My latest book, HALLEY, has just been released by NewSouth Books: www.newsouthbooks.com/halley
It all started one dark and stormy night two months ago. Or that’s when my husband and I thought it started. The day after the storm Benjamin kept seeing fresh holes all around the yard, the barn, and out by his shop. At first we blamed squirrels, but we’ve always had squirrels, and they’ve never dug holes this large and deep. These holes were large enough in places to make walking hazardous, and there were fresh ones every morning. After researching, and then talking to the extension service, Benjamin identified the culprit.
Armadillo!
It might be a herd of them, judging from the number of holes. Shouldn’t be hard to catch. The literature indicated they were slow, lethargic creatures with slow wits.

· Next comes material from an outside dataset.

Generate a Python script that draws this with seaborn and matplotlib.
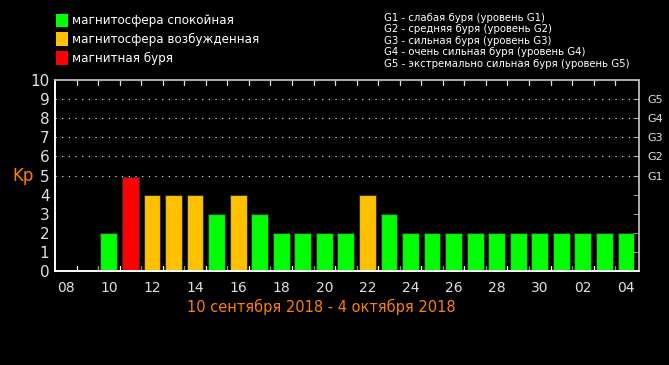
import numpy as np
import pandas as pd
import seaborn as sns
import matplotlib.pyplot as plt
from matplotlib.patches import Rectangle

# day labels from 08 Sep to 04 Oct
days = ["08", "09", "10", "11", "12", "13", "14", "15", "16", "17", "18", "19", "20",
        "21", "22", "23", "24", "25", "26", "27", "28", "29", "30", "01", "02", "03", "04"]
bar_days = days[2:]
kp = [2, 4.9, 4, 4, 4, 3, 4, 3, 2, 2, 2, 2, 4, 3, 2, 2, 2, 2, 2, 2, 2, 2, 2, 2, 2]
state = ["quiet", "storm", "active", "active", "active", "quiet", "active", "quiet",
         "quiet", "quiet", "quiet", "quiet", "active", "quiet", "quiet", "quiet", "quiet",
         "quiet", "quiet", "quiet", "quiet", "quiet", "quiet", "quiet", "quiet"]
legend_labels = ["магнитосфера спокойная", "магнитосфера возбужденная", "магнитная буря"]
g_labels = ["G1", "G2", "G3", "G4", "G5"]
g_text = ["G1 - слабая буря (уровень G1)",
          "G2 - средняя буря (уровень G2)",
          "G3 - сильная буря (уровень G3)",
          "G4 - очень сильная буря (уровень G4)",
          "G5 - экстремально сильная буря (уровень G5)"]
period = "10 сентября 2018 - 4 октября 2018"

colors = {"quiet": "#00ff00", "active": "#ffc000", "storm": "#ff0000"}
orange = "#ff8000"
fg = "#e0e0e0"

df = pd.DataFrame({"pos": [days.index(d) for d in bar_days], "kp": kp, "state": state})

sns.set_style("dark")
plt.rcParams["font.family"] = ["DejaVu Sans"]
fig = plt.figure(figsize=(6.69, 3.65), dpi=100, facecolor="black")
ax = fig.add_axes([0.0822, 0.2575, 0.8728, 0.5233])
ax.set_facecolor("black")

sns.barplot(data=df, x="pos", y="kp", hue="state", palette=colors, native_scale=True,
            width=0.78, dodge=False, legend=False, saturation=1,
            edgecolor="#303030", linewidth=0.8, ax=ax)

ax.set_xlim(-0.5, len(days) - 0.4)
ax.set_ylim(0, 10)
ax.set_xticks(range(0, len(days), 2))
ax.set_xticklabels(days[::2], color=fg, fontsize=10)
ax.set_yticks(range(0, 11))
ax.set_yticklabels([str(i) for i in range(11)], color=fg, fontsize=11)
ax.tick_params(axis="x", length=0, pad=7)
ax.tick_params(axis="y", length=0, pad=4)
ax.set_xlabel("")
ax.set_ylabel("Kp", color=orange, fontsize=12, rotation=0)
ax.yaxis.set_label_coords(-0.055, 0.45)

# dotted lines at storm levels
for lvl in range(5, 10):
    ax.axhline(lvl, color="white", linestyle=(0, (1, 5)), linewidth=0.8, zorder=0)
ax.grid(False)

# half-day tick marks on top and bottom
for i, h in enumerate(np.arange(0.5, len(days) - 1, 1)):
    ax.plot([h, h], [10, 9.75], color=fg, linewidth=0.9, clip_on=False)
    ax.plot([h, h], [0, 0.25], color="white" if i % 2 == 0 else "#909090",
            linewidth=0.9, clip_on=False)

# right axis G levels
ax2 = ax.twinx()
ax2.set_ylim(0, 10)
ax2.set_yticks(range(5, 10))
ax2.set_yticklabels(g_labels, color=fg, fontsize=8)
ax2.set_yticks(range(0, 11), minor=True)
ax2.tick_params(axis="y", which="both", direction="in", length=4, color="#b0b0b0", pad=6)
ax2.grid(False)

for a in (ax, ax2):
    for s in ("left", "bottom"):
        a.spines[s].set_color("white")
        a.spines[s].set_linewidth(1.2)
    for s in ("top", "right"):
        a.spines[s].set_color("#b0b0b0")
        a.spines[s].set_linewidth(1.2)

# legend on top-left
for i, lab in enumerate(legend_labels):
    y = 0.945 - i * 0.052
    fig.patches.append(Rectangle((0.084, y - 0.018), 0.018, 0.036, transform=fig.transFigure,
                                 facecolor=colors[["quiet", "active", "storm"][i]], edgecolor="none"))
    fig.text(0.108, y, lab, color="white", fontsize=8.6, va="center", ha="left")

for i, t in enumerate(g_text):
    fig.text(0.574, 0.951 - i * 0.0315, t, color="white", fontsize=7.3, va="center", ha="left")

fig.text(0.48, 0.158, period, color=orange, fontsize=10.5, ha="center", va="center")

fig.savefig("out.png", facecolor="black")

Well, my husband wasn’t going to let a stupid armadillo defeat him! He brought out a large, heavy-duty trap he had used to catch rats in the barn several years ago. He oiled the hinges and springs and set the trap in an area behind his shop, where the pattern of holes seemed to define a trail.

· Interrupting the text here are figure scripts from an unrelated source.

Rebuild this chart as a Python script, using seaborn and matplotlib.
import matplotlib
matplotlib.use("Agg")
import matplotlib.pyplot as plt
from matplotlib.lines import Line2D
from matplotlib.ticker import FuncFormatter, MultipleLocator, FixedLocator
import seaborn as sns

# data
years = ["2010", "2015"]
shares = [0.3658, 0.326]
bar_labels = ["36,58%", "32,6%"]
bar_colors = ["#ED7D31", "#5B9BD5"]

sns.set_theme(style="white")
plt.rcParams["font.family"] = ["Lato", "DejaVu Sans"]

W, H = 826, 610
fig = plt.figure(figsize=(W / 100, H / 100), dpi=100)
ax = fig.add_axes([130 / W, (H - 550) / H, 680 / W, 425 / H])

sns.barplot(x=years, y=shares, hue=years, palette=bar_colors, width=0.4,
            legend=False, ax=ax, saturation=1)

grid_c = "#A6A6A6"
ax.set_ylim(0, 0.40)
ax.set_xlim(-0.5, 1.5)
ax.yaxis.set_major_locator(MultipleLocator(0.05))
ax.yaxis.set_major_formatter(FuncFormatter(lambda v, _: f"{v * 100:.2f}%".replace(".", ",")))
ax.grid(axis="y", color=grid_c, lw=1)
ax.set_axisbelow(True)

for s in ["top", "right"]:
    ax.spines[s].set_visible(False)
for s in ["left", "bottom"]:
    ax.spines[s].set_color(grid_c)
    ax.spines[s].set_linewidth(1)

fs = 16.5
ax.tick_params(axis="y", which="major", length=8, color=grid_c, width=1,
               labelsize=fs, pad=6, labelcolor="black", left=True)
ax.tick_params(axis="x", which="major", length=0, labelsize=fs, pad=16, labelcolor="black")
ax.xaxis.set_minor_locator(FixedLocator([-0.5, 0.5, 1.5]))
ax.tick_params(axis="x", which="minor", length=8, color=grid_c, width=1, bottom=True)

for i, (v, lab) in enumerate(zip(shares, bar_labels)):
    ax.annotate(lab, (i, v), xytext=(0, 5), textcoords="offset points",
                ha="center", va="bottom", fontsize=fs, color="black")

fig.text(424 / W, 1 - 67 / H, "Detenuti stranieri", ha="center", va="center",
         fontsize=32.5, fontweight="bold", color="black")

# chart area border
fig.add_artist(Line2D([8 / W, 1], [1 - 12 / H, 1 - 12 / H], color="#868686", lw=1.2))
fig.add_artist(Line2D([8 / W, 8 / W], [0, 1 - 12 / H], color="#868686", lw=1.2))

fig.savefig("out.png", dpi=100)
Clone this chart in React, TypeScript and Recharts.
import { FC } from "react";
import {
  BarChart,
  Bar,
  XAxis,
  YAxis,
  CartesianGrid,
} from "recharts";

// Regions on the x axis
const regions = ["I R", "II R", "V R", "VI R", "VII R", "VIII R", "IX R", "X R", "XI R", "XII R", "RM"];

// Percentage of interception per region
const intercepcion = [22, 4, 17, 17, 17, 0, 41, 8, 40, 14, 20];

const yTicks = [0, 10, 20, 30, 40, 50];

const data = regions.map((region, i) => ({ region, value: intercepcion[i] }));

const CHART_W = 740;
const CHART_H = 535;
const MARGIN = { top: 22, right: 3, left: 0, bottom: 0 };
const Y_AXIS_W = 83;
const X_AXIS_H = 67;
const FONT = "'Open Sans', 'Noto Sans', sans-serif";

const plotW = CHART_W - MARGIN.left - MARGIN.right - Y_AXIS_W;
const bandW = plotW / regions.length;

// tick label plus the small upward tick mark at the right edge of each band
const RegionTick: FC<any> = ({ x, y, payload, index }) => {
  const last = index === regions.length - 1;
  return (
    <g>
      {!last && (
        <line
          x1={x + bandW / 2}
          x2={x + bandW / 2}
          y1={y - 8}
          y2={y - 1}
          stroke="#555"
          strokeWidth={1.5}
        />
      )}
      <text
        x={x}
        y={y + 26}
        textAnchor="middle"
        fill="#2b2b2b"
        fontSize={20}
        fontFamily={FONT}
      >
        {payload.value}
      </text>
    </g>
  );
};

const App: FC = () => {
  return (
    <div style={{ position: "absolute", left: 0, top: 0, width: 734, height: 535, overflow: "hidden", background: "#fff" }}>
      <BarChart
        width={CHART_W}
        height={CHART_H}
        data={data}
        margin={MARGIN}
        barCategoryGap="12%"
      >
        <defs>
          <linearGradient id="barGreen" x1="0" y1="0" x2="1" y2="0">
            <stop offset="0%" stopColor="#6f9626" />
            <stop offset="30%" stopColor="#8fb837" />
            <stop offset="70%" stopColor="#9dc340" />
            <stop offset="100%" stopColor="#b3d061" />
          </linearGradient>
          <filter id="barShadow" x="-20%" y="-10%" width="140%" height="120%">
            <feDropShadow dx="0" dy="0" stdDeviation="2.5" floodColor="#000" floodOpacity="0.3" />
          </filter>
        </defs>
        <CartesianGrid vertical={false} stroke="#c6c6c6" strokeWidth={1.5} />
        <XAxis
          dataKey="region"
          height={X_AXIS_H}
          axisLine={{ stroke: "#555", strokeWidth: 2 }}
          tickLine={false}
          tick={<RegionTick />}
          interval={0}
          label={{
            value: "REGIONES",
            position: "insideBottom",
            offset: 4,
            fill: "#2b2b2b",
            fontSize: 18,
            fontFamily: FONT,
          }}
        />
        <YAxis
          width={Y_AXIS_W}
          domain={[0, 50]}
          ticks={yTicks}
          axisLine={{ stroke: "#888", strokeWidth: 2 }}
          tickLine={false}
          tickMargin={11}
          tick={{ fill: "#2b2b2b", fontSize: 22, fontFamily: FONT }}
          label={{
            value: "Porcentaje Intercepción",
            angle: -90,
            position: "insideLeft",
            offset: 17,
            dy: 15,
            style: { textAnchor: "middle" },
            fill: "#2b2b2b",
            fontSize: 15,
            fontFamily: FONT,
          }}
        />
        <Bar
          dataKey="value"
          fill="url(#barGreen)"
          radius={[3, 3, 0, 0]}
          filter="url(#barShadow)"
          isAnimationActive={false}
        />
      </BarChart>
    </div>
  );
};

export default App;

“And what will you do with him?” I asked when he placed the trap.
“You don’t want to know,” he replied. “He-he. He-he.”
“Benjamin!” I said, “You’re not going to…”

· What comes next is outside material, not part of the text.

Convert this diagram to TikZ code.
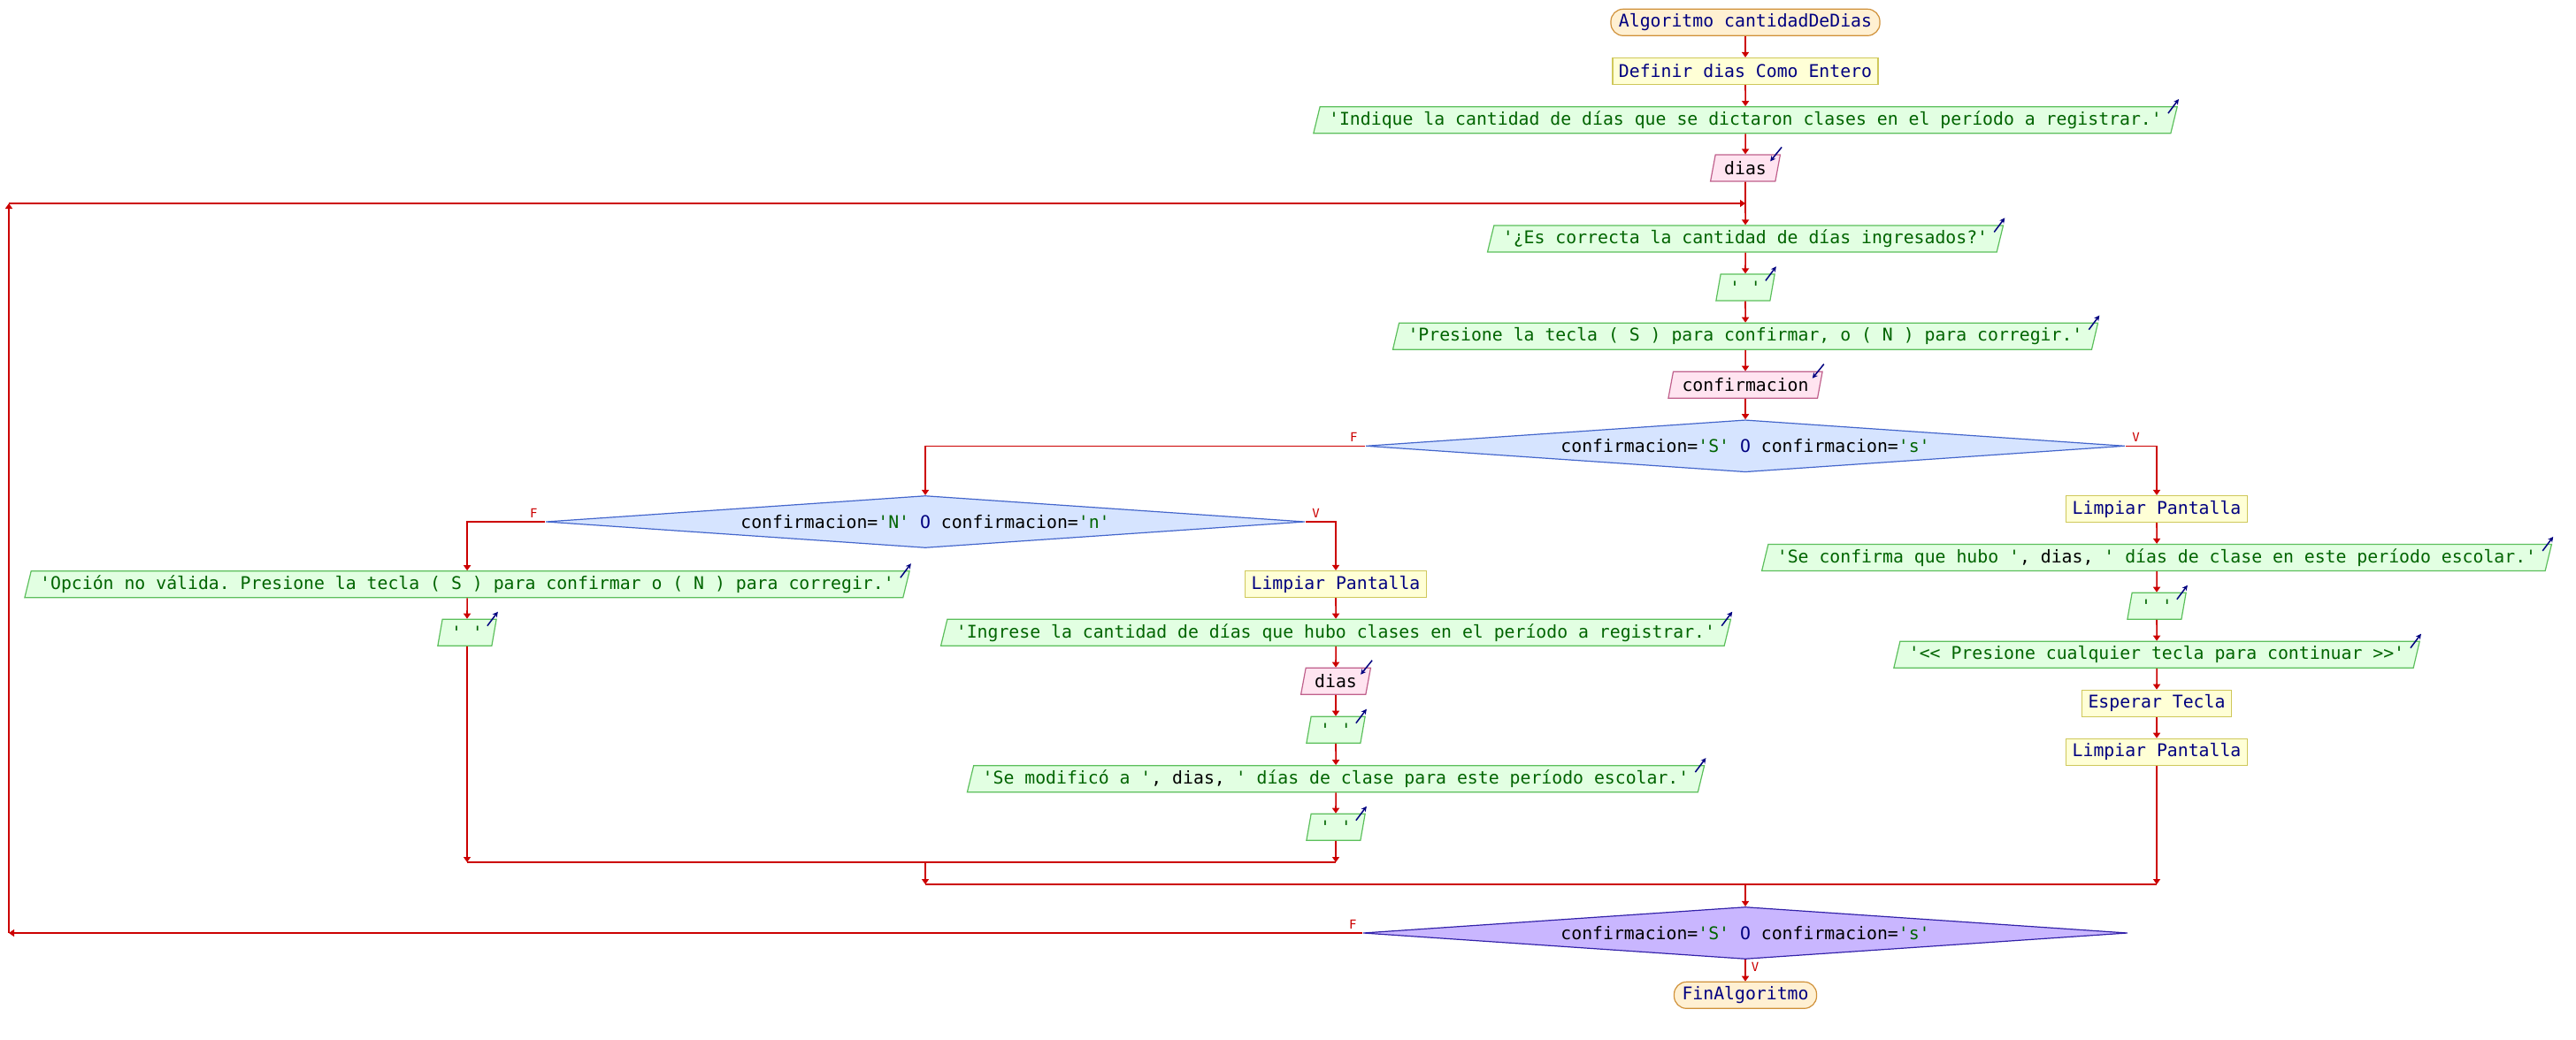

“Of course not,” he said, rubbing his hands together. “I’ll just relocate him. He-he.”
The next morning he hurried out to check his trap and came back with a demolished wire cage. Whatever he had caught had escaped.
Benjamin built a bigger, stronger trap and decided to get up a couple of times during the night to check it. Once something scampered right beside him, but he could not turn on his flashlight quickly enough to identify it. Nights passed with no success, but the holes circled the trap, and eventually came right up to our back porch steps.
“Next, he’ll be in bed with us,” Benjamin muttered. He searched the nearby woods. “Ah-ha!” he said when he found an enormous hole. “His den!” When poking long sticks into it brought no results, he got his bee smoker and blew smoke into the hole so thick, nothing could have breathed in there. No results.
Next he ordered worms. “I’ll start growing bait armadillos can’t resist,” he said. That’ll draw him into the trap.”
The worms came special delivery and he soon had tubs of them growing in his shop. Grinding up oatmeal for their food was becoming an everyday job. Benjamin set up a lawn chair a few yards away from the trap and began slipping out there at night. He started carrying a baseball bat with him. “Just in case,” he said.
I went out there with him one night and I thought I heard a soft “He-he-he” in the bushes.
Weeks have passed and all we’ve found in the trap so far are worms, but the fresh holes keep appearing every morning. Benjamin has begun researching cannons and machine guns. You know, I’m thinking we might turn our yard into a golf course. All we need are sandbars. We have all the holes we’d ever need!